# Gregor



## gregor (Nov 5, 2003)

Hi,

no watches yet to see on the next link,

but maybe soon?

anyway, for technical photography questions I am available.

for travel, portraits, nudes, reportage,

have a look:

www.gregorservais.nl

thanks,

Gregor


----------



## JoT (Aug 12, 2003)

Gregor I like your web page .. look forward to the watch photographs.

Have you ever done industrial photography?


----------



## Sargon (Feb 24, 2003)

What equipment do you use? Or was that information there and I missed it?


----------



## gregor (Nov 5, 2003)

Hi JoT,

industrial photography...it's my english that is letting me down here..what does it mean?

Hi Sargon,

I use all kinds of camera's. it depends on the job,

I have several nikon camera's, that I use frequently,

I also use a hasselblad, also frequently,

further I have a linhoff 4x5"travel camera

a leica rangefinder that I hardly use ever,

and two rolleiflex 6x6 2eye camera's that are ideal for travel.

and I use bowens flash monoheads.

But mainly I use the nikons and the hasselblad.

In fact I am trying to sell the linhoff now, and one of the rolleiflex camera's.

I still shoot real film, altough for some jobs digital would be ideal.

my favourit film is the kodak TRi X black&white.

black and white I print myself.

thanks for looking guys!
















Gregor


----------



## JoT (Aug 12, 2003)

gregor said:


> Hi JoT,
> 
> industrial photography...it's my english that is letting me down here..what does it mean?
> 
> Gregor


 Factories (fabriek), mines (mynbou), workers (werkers) etc

ek kan nogal Afrikaans praat, verstaan jou?










Your English is much better than my efforts


----------



## gregor (Nov 5, 2003)

Hi joT,

ik kan jou goed verstaan!









I think industrial photography is interesting, a nice subject to work on.

Most ob my jobs now are portraits,

It would be nice to have a bit more jobs with reportage style industrial photography.

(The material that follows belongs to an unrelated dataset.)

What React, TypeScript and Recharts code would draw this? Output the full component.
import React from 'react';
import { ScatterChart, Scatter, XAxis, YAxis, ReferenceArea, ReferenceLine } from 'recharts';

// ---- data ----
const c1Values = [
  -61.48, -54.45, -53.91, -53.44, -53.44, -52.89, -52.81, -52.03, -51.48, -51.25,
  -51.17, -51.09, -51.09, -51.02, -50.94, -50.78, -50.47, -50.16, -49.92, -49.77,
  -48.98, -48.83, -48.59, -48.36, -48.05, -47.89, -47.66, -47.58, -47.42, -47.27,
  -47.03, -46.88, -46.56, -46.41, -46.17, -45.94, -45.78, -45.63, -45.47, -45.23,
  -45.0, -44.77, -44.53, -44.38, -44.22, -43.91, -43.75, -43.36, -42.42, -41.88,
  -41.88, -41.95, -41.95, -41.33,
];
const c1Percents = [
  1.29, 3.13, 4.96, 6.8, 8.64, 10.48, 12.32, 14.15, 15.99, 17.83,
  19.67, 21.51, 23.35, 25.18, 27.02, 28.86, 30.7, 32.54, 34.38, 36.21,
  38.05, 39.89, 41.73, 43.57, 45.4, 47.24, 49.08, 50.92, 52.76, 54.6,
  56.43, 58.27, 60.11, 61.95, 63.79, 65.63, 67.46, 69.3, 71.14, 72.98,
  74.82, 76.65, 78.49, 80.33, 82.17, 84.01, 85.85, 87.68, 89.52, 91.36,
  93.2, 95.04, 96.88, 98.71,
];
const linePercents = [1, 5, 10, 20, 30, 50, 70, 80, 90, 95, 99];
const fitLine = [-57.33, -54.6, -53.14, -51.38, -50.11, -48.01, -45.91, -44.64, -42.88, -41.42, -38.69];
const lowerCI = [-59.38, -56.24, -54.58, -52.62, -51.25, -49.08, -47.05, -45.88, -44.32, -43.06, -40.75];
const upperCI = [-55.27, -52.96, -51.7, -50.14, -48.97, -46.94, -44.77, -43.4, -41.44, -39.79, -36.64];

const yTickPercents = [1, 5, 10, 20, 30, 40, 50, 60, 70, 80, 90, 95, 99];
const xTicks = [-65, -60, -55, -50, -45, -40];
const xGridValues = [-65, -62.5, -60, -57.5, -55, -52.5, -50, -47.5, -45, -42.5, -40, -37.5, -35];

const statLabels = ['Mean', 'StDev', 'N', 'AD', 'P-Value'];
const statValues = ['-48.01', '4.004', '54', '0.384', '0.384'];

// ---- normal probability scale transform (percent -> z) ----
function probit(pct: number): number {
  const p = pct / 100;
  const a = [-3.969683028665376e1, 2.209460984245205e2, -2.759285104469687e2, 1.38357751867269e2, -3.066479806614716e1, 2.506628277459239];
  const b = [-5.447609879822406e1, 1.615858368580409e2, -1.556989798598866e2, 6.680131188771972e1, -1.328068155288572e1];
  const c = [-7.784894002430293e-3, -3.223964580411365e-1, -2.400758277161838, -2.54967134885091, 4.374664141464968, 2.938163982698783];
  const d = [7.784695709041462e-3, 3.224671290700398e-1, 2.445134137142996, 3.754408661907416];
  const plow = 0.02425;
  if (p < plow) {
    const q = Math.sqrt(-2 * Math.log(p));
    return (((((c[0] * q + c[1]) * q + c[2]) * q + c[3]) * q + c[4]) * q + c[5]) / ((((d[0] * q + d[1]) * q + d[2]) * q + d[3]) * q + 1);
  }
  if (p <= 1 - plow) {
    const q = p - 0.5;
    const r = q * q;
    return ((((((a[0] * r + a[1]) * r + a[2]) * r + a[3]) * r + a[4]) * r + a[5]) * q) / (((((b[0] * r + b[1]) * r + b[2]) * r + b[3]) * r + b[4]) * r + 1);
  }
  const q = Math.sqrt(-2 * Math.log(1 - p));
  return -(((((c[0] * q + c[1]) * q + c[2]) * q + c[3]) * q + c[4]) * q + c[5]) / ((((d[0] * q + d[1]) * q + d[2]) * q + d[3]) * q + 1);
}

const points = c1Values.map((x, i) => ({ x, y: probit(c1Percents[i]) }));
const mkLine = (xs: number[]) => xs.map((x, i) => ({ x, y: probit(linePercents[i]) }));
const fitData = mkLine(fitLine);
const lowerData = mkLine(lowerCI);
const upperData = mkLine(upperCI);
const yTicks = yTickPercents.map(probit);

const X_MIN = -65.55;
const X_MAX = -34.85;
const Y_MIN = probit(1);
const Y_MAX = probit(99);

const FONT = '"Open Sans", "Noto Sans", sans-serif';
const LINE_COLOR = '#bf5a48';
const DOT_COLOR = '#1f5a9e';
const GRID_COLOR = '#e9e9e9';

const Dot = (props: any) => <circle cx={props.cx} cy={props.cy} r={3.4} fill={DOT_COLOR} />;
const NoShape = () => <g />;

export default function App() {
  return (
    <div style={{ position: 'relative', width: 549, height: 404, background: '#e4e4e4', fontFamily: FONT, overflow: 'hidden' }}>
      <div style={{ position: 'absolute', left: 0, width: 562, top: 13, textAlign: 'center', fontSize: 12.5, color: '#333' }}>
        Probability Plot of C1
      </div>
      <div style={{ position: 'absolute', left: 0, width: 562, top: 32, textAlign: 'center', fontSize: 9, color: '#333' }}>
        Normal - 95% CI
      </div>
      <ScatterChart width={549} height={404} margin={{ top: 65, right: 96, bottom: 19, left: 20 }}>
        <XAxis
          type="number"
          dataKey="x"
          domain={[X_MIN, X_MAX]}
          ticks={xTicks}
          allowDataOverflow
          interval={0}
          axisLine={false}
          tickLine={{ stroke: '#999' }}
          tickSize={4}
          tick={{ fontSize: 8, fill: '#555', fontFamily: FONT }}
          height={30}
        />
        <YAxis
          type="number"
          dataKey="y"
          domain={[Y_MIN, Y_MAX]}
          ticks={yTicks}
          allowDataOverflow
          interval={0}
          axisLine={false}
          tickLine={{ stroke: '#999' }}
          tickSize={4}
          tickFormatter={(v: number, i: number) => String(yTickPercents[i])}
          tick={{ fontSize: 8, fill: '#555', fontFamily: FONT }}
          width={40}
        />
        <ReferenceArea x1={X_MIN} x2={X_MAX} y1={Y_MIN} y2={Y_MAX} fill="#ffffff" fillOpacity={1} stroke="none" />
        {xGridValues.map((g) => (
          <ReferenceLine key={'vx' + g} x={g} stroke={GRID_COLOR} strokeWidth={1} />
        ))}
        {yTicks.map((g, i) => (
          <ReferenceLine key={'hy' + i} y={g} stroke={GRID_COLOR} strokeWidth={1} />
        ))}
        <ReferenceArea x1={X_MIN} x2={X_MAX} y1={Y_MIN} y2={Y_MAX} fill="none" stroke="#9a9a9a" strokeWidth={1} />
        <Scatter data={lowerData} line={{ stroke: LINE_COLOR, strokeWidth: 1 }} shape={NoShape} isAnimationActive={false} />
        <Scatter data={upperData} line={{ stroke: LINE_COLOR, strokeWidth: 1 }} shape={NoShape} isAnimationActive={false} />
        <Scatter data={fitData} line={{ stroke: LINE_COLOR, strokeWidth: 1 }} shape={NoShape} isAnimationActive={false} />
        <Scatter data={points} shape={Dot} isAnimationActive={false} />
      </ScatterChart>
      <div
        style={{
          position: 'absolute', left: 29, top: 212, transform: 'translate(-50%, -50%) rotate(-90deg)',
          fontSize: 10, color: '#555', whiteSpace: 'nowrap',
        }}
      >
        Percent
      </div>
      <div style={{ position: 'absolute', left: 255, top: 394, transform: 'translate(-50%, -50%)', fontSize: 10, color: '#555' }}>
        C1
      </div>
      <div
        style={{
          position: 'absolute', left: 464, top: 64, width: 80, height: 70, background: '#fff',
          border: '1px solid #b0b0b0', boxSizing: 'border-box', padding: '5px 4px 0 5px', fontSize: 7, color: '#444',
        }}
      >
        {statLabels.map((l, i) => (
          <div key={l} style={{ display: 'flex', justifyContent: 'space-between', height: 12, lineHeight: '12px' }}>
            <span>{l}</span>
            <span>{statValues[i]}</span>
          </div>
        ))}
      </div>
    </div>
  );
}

groeten uit het koude nederland.

gregor


----------



## namaste (May 8, 2003)

Nice pictures Gregor. Used to do some B&W with my Nikon FM... Must admit I haven't used it much over the past 4 years... Have switched to digital when my son was born, needless to say no time for photography since  !

Servais, klinkt meer Frans dan Nederlands... Waar komt het vandaan? (Limburg?!)


----------



## gregor (Nov 5, 2003)

Hi Namaste,

you are richt. Servais is not so uncommon in Maastricht. That is where I am from. But Living now for more then 10 years in the Hague.

I think for most photographers the time is near, (if it isnt already here) to switch to digital.

In the end it's cheaper, and easier...

no need to buy films anymore, no need to get them developed, and no need to get them digital anymore...

but...still nothing beats real film! (yet....







)

Gregor


----------



## JoT (Aug 12, 2003)

Ek is Engels egter, my naam is van Normandy af. My groot groot ...... groot oupa Engeland besoek vir 1066.









and we are still here - a bit like an asylum seeker I suppose







a lekker plek 

I will stop now - trying to practice my poor language ability


----------